O campus cresceu muito e não reconheci os limites. Mas lembrei do percurso que fazíamos até um minúsculo shopping que devia ter no máximo seis lojinhas e um supermercado, mas que nos finais de semana era visita imperativa para pequenas compras de sobrevivência ou para tomar um sorvete.

Lá tinha uma loja tradicional americana, que existe até hoje e que eu amava, a Papelaria Hallmark, também conhecida como a marca da coroa que está presente na sua logo. A livraria é uma empresa centenária, criada em 1910 e está instalada no mundo inteiro, com cartões em 30 idiomas.

Sou capaz de apostar, caro leitor, que dificilmente quem, incluindo você, já mandou um cartão comemorativo, de agradecimento ou de boas-vindas para alguém, em qualquer parte do mundo, não tivesse em mãos um cartão Hallmark.

Adquiri um marcador de livro fofo, com um ratinho lendo um livro, que tenho até hoje, perdido dentro de algum livro de Freud. Acho que sou acumuladora de memórias e souvenirs.

Na época, o caminho até aquelas lojinhas era um descampado em uma estradinha cheia de pinheiros altos e com o caminho “coalhado” (ou cheio, para quem não conhece a expressão) de pinhas. Escolhi duas lindas pinhas e levei para casa, pensando em pintá-las de purpurina dourada para colocá-las na árvore de Natal. Destas, confesso que não sei o destino.

Passei o meu inverno mais frio, até então, por lá. Depois, outros invernos superaram. E a temperatura mínima naquela ocasião foi de apenas 10 graus. Afinal era Mississipi.

Mas, eu viajei preparada e estava bem agasalhada. Dona Elena, minha linda e maravilhosa mãezinha, mandou fazer casacos de lã de tricot: um marrom e um cinza, com toucas e luvas combinando.

Eu me sentia o máximo usando aquelas peças. Ela também me presenteou com um casaco longo, de pele sintética, cinza claro, que fazia com que eu me sentisse a própria Grace Kelly – a atriz que se tornou a princesa de Mônaco.

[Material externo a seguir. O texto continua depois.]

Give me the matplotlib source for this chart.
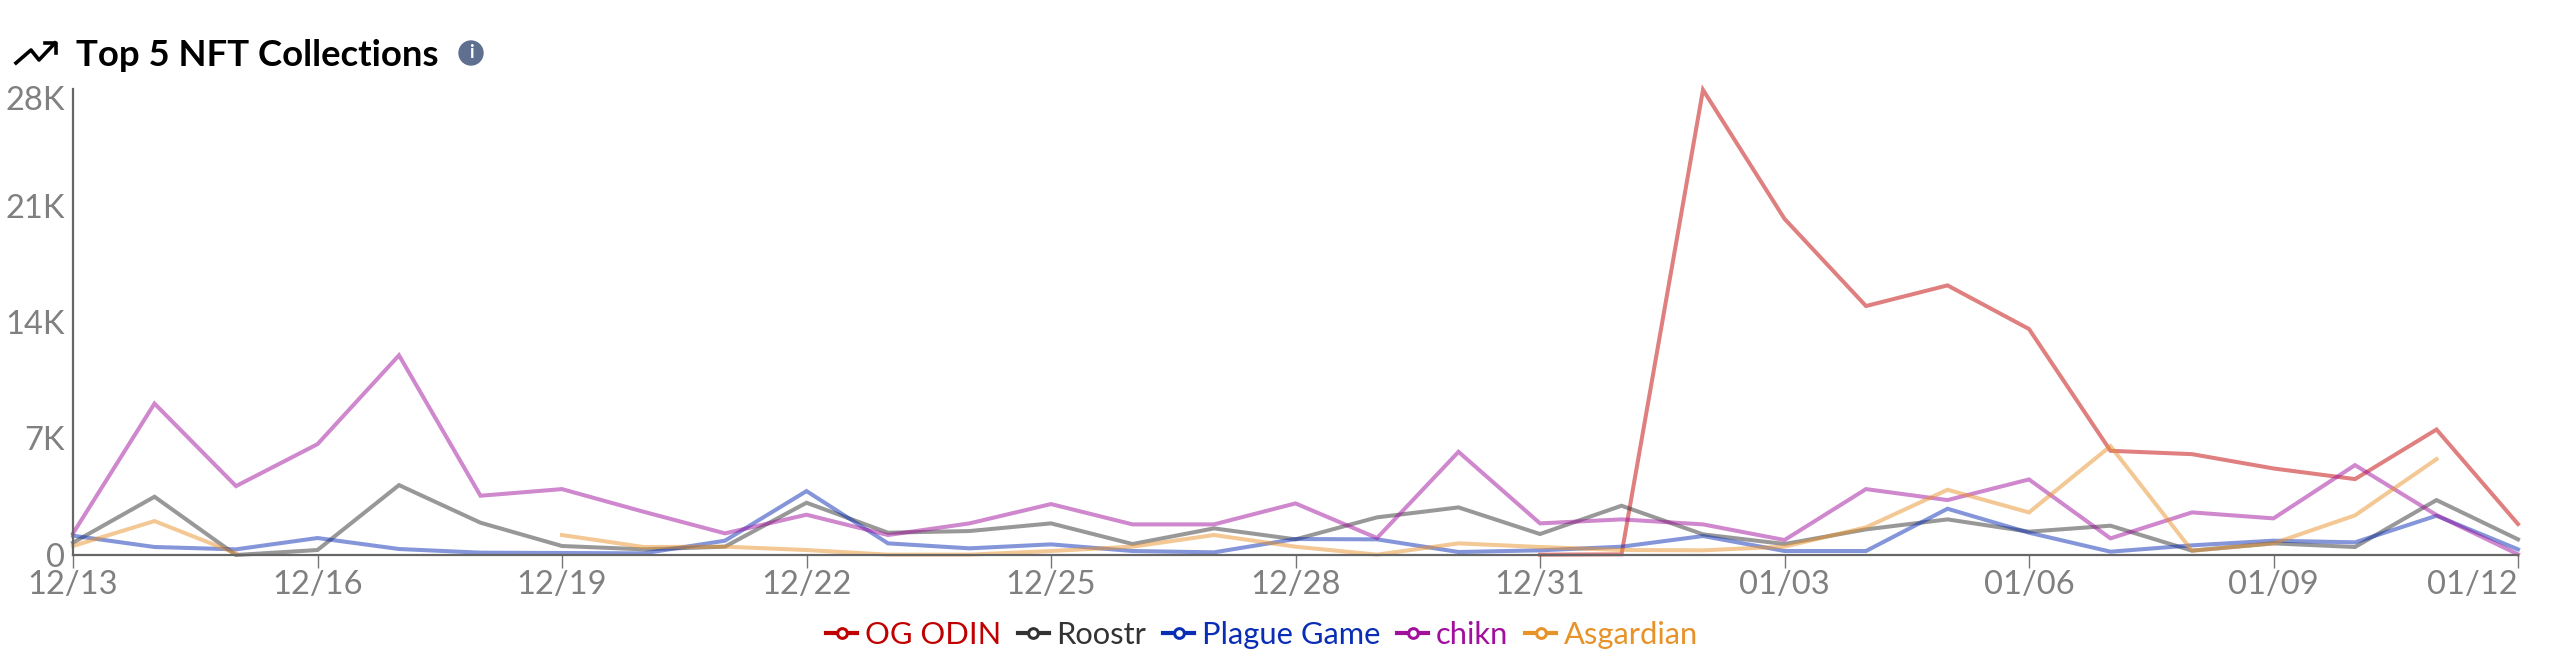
import matplotlib
matplotlib.use("Agg")
import matplotlib.pyplot as plt
from matplotlib.lines import Line2D
from matplotlib.patches import Circle
from matplotlib.transforms import ScaledTranslation

plt.rcParams['font.family'] = ['Lato', 'DejaVu Sans']

nan = float('nan')

dates = ['12/13', '12/14', '12/15', '12/16', '12/17', '12/18', '12/19', '12/20', '12/21', '12/22', '12/23',
         '12/24', '12/25', '12/26', '12/27', '12/28', '12/29', '12/30', '12/31', '01/01', '01/02', '01/03',
         '01/04', '01/05', '01/06', '01/07', '01/08', '01/09', '01/10', '01/11', '01/12']

og_odin = [nan, nan, nan, nan, nan, nan, nan, nan, nan, nan, nan, nan, nan, nan, nan, nan, nan, nan, 20, 40,
           27950, 20200, 14960, 16200, 13580, 6260, 6060, 5200, 4560, 7540, 1860]
roostr = [740, 3500, 0, 300, 4200, 1940, 540, 340, 500, 3140, 1340, 1440, 1900, 660, 1600, 940, 2260, 2860, 1260,
          2960, 1240, 660, 1540, 2140, 1400, 1760, 260, 700, 480, 3300, 940]
plague_game = [1160, 480, 340, 1020, 360, 140, 120, 100, 860, 3840, 700, 400, 640, 240, 160, 960, 940, 180, 280,
               500, 1140, 240, 240, 2780, 1340, 200, 580, 860, 760, 2360, 340]
chikn = [1300, 9100, 4140, 6660, 12000, 3560, 3960, 2600, 1300, 2420, 1200, 1900, 3060, 1840, 1840, 3100, 1020,
         6200, 1900, 2140, 1840, 900, 3960, 3300, 4540, 1000, 2560, 2200, 5400, 2400, 40]
asgardian = [540, 2040, 100, nan, nan, nan, 1200, 480, 500, 300, 20, 20, 240, 500, 1200, 500, 20, 700, 480, 300,
             280, 500, 1660, 3920, 2560, 6540, 260, 700, 2380, 5760, nan]

names = ['OG ODIN', 'Roostr', 'Plague Game', 'chikn', 'Asgardian']
series = [og_odin, roostr, plague_game, chikn, asgardian]
colors = ['#c00000', '#333333', '#0a2db5', '#a0109c', '#e8922a']

y_ticks = [0, 7000, 14000, 21000, 28000]
y_labels = ['0', '7K', '14K', '21K', '28K']

W, H = 2560, 659
fig = plt.figure(figsize=(W / 100, H / 100), dpi=100)
ax = fig.add_axes([73 / W, 1 - 555 / H, (2518 - 73) / W, (555 - 89) / H])

x = list(range(len(dates)))
handles = []
for name, vals, col in zip(names, series, colors):
    ax.plot(x, vals, color=col, linewidth=2.9, alpha=0.5, solid_joinstyle='miter', clip_on=False)
    handles.append(Line2D([0], [0], color=col, linewidth=3, marker='o', markersize=7, markerfacecolor='white',
                          markeredgewidth=2.2, label=name))

ax.set_xlim(0, 30)
ax.set_ylim(0, 28000)
for s in ['top', 'right']:
    ax.spines[s].set_visible(False)
for s in ['left', 'bottom']:
    ax.spines[s].set_color('#666666')
    ax.spines[s].set_linewidth(1.6)

ax.set_xticks(x[::3])
ax.set_xticklabels(dates[::3], fontsize=23.5, color='#808080')
ax.tick_params(axis='x', length=9, width=1, color='#777777', pad=2)
ax.get_xticklabels()[-1].set_ha('right')
ax.set_yticks(y_ticks)
ax.set_yticklabels(y_labels, fontsize=23.5, color='#808080')
ax.tick_params(axis='y', length=0, pad=6)
top_label = ax.get_yticklabels()[-1]
top_label.set_va('top')
top_label.set_transform(top_label.get_transform() + ScaledTranslation(0, 3 / 100, fig.dpi_scale_trans))

fig.text(76 / W, 1 - 56 / H, 'Top 5 NFT Collections', fontsize=26.3, fontweight='bold', color='black', va='center')

# trending-up icon and info dot
fig.add_artist(Line2D([16 / W, 31 / W, 39 / W, 55 / W], [1 - 63 / H, 1 - 50 / H, 1 - 60 / H, 1 - 43 / H],
                      color='black', linewidth=2.6))
fig.add_artist(Line2D([45 / W, 56 / W, 56 / W], [1 - 43 / H, 1 - 43 / H, 1 - 53 / H], color='black', linewidth=2.6))
fig.add_artist(Circle((471, H - 53), 12, transform=None, color='#5f6f8f'))
fig.text(471 / W, 1 - 53 / H, 'i', fontsize=13, fontweight='bold', color='white', ha='center', va='center')

leg = ax.legend(handles=handles, loc='center', bbox_to_anchor=(1262 / W, 1 - 635 / H), bbox_transform=fig.transFigure,
                ncol=5, frameon=False, fontsize=22.2, handlelength=1.0, handletextpad=0.25, columnspacing=0.55,
                labelcolor=colors)

fig.savefig('out.png', dpi=100)
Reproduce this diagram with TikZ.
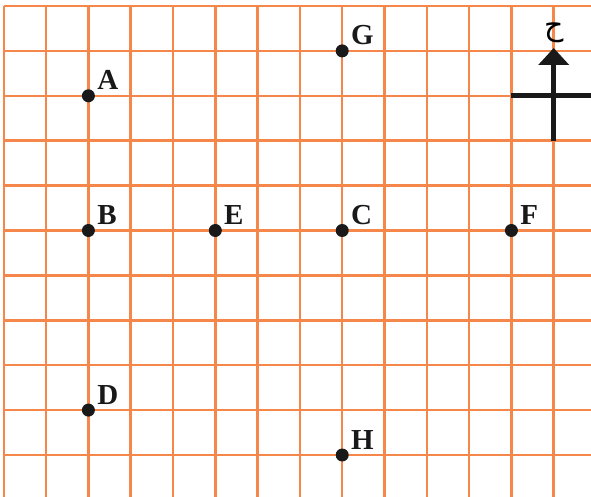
\documentclass[tikz,border=0pt]{standalone}
\usepackage{fontspec}
\setmainfont{Liberation Serif}
\newfontfamily\arabicfont[Script=Arabic]{DejaVu Sans}
\TeXXeTstate=1
\usetikzlibrary{arrows.meta, positioning}
\definecolor{arancioreticolo}{HTML}{F5874A}

\begin{document}
\begin{tikzpicture}[
  x=1pt, y=-1pt,
  font=\fontsize{29}{32}\selectfont\bfseries,
  reticolo/.style={draw=arancioreticolo, line width=2.5pt},
  punto/.style={circle, fill=black!90, inner sep=0pt, minimum size=13pt},
  etichetta/.style={anchor=south west, inner sep=0pt, text=black!90},
  bussola/.style={draw=black!90, line width=5pt}
]

% Passo del reticolo in pixel dell'originale: le celle non sono quadrate.
\def\passox{42.3}
\def\passoy{44.9}
\def\origx{3.8}
\def\origy{6.0}

\useasboundingbox (0,0) rectangle (591,497);

% ---- reticolo arancione --------------------------------------------
\foreach \i in {0,...,13}
  \draw[reticolo] (\origx+\i*\passox,\origy) -- (\origx+\i*\passox,497);
\foreach \j in {0,...,10}
  \draw[reticolo] (\origx,\origy+\j*\passoy) -- (591,\origy+\j*\passoy);

% ---- punti -------------------------------------------------------
\node[punto] (G) at (\origx+8*\passox, \origy+1*\passoy) {};
\node[punto] (A) at (\origx+2*\passox, \origy+2*\passoy) {};
\node[punto] (B) at (\origx+2*\passox, \origy+5*\passoy) {};
\node[punto] (E) at (\origx+5*\passox, \origy+5*\passoy) {};
\node[punto] (C) at (\origx+8*\passox, \origy+5*\passoy) {};
\node[punto] (F) at (\origx+12*\passox,\origy+5*\passoy) {};
\node[punto] (D) at (\origx+2*\passox, \origy+9*\passoy) {};
\node[punto] (H) at (\origx+8*\passox, \origy+10*\passoy) {};

% ---- etichette -----------------------------------------------------
\foreach \p in {A,B,C,D,E,F,G,H}
  \node[etichetta, above right=1pt and 4pt of \p] (lab\p) {\p};

% ---- rosa dei venti (solo il nord) ---------------------------------
\coordinate (bussolaS) at (\origx+13*\passox, \origy+3*\passoy);
\coordinate (bussolaN) at (\origx+13*\passox, 48);
\coordinate (bussolaO) at (\origx+12*\passox, \origy+2*\passoy);
\coordinate (bussolaE) at (591, \origy+2*\passoy);
\draw[bussola, -{Triangle[length=17pt, width=30pt]}] (bussolaS) -- (bussolaN);
\draw[bussola] (bussolaO) -- (bussolaE);
\node[inner sep=0pt, font=\fontsize{30}{32}\selectfont] (nord) at (\origx+13*\passox, 33)
  {\arabicfont\beginR ح\endR};

\end{tikzpicture}
\end{document}
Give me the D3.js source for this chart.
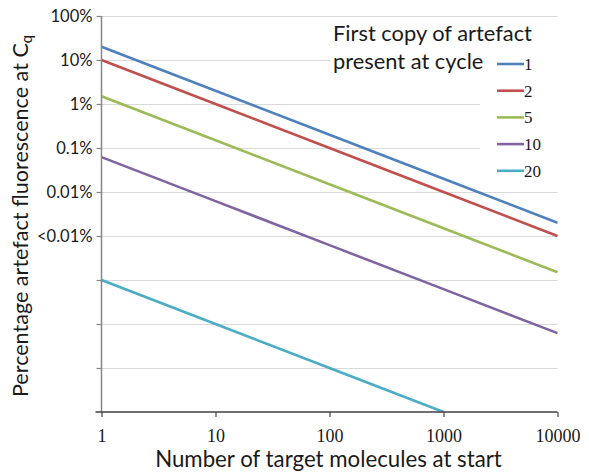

Aliás, meu casaco fazia tanto sucesso que um dia entrei no meu quarto e encontrei as amigas da minha roommate desfilando com ele pelo quarto. Ficaram constrangidas e silenciosas e eu fingi não ter percebido. Perdi uma grande chance de me socializar mais com elas. Eu era extremamente tímida e insegura.

Em alguns finais de semana, viajávamos. Alugávamos carro. Como éramos todos menores de 21 anos, as locadoras não autorizavam o aluguel e uma professora nossa, muito jovem, talvez uns três anos mais velha, cujo rosto lembro, mas esqueci o nome, fechava o contrato. Sei que com ela fomos a Jackson, capital do Mississipi.

Não lembro nada da cidade, mas lembro do carro, que naquela época já era automático e uma grande novidade para todos nós, gerando surpresa e insegurança diante do novo.

E olha que eu dirigia desde os meus 13 anos de idade, graças a seu Pimentel, que teve paciência e prazer em me ensinar. Treinávamos arrodeando a praça Assis Chateaubriand, onde morávamos, e cujo movimento era beirando a zero, o que me favoreceu muito.

Todos nós tivemos a oportunidade de experimentar e dirigir um pouco aquele carro americano mágico, mas só um pouco, pois a professora tinha medo de ser multada. Quem mais aproveitou destes momentos foi um amigo querido, Ricardo Gurgel.

Esta jovem professora morava com os pais e também nos convidou para jantar com eles em um final de semana. Para mim, que era muito tímida, foi uma experiência muito especial. Acho que mal abri a boca. Se não me falha a memória, Acacia Brandão, Suzana Passos e Ricardo Gurgel estavam presentes.

Chegamos “on time”, como manda a etiqueta, e o jantar foi servido imediatamente, sem preâmbulos. Após o jantar, o casal anfitrião, imediatamente nos conduziu à porta para despedidas absolutamente formais. Sem delongas.

Saímos de lá, comentando que jantar simpático e cordial, considerando o jeito americano frio de ser e receber. Hoje já não creio que sejam todos assim.

Ah, se fosse nos dias atuais, aquela experiência teria sido completamente diferente. Eu teria socializado mais, falado mais, complicado menos e aproveitado mil vezes mais, vendo o sol nascer e se por. Passou, mas ficou!